■ **GIVEN REQUEST**
Count how many lines below include the string "this", and give that number without anything else.

■ **RECORDS SHOWN**
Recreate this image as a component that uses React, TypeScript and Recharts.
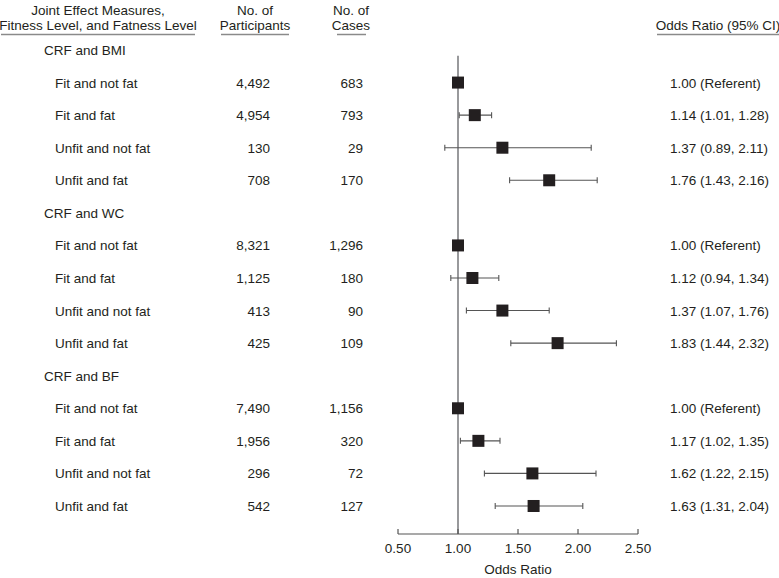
---
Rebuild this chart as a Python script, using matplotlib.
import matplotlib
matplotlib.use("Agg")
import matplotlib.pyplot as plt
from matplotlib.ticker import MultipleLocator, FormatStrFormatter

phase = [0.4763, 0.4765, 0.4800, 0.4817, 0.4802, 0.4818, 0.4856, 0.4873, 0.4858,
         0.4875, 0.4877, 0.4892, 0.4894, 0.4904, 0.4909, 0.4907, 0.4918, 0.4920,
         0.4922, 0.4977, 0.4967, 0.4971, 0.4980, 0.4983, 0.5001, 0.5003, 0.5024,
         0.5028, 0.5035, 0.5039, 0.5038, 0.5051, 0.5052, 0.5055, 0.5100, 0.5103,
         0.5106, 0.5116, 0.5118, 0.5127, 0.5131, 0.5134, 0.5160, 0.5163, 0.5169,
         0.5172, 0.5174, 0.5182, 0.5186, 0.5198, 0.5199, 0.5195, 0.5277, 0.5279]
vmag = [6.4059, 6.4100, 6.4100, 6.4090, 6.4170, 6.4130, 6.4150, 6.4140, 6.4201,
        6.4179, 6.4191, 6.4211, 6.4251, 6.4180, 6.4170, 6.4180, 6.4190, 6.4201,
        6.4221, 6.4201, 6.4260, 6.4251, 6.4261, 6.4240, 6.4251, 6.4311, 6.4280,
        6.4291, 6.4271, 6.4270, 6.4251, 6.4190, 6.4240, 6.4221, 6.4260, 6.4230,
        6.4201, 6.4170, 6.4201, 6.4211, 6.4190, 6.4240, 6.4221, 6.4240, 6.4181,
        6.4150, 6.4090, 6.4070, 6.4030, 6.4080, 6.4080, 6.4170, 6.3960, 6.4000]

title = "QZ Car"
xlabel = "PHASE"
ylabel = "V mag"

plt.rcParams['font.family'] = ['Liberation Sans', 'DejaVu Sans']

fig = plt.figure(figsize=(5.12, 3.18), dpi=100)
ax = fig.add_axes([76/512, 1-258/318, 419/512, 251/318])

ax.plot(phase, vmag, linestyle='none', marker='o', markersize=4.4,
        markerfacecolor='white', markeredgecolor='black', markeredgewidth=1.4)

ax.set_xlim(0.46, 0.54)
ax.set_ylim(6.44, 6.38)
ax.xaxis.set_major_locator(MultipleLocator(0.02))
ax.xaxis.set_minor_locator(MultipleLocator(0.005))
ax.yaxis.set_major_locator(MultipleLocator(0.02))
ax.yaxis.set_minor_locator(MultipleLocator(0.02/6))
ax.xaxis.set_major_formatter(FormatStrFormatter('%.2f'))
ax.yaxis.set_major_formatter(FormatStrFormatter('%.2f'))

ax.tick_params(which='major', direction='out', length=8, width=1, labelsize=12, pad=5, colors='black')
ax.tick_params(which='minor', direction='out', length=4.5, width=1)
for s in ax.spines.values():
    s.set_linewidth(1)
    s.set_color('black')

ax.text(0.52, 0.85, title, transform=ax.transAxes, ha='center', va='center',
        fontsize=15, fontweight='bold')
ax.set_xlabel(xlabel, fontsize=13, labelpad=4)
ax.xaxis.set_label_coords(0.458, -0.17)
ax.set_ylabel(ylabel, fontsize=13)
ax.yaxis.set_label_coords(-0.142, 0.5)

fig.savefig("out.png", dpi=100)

■ **EXERCISE ANSWER**
2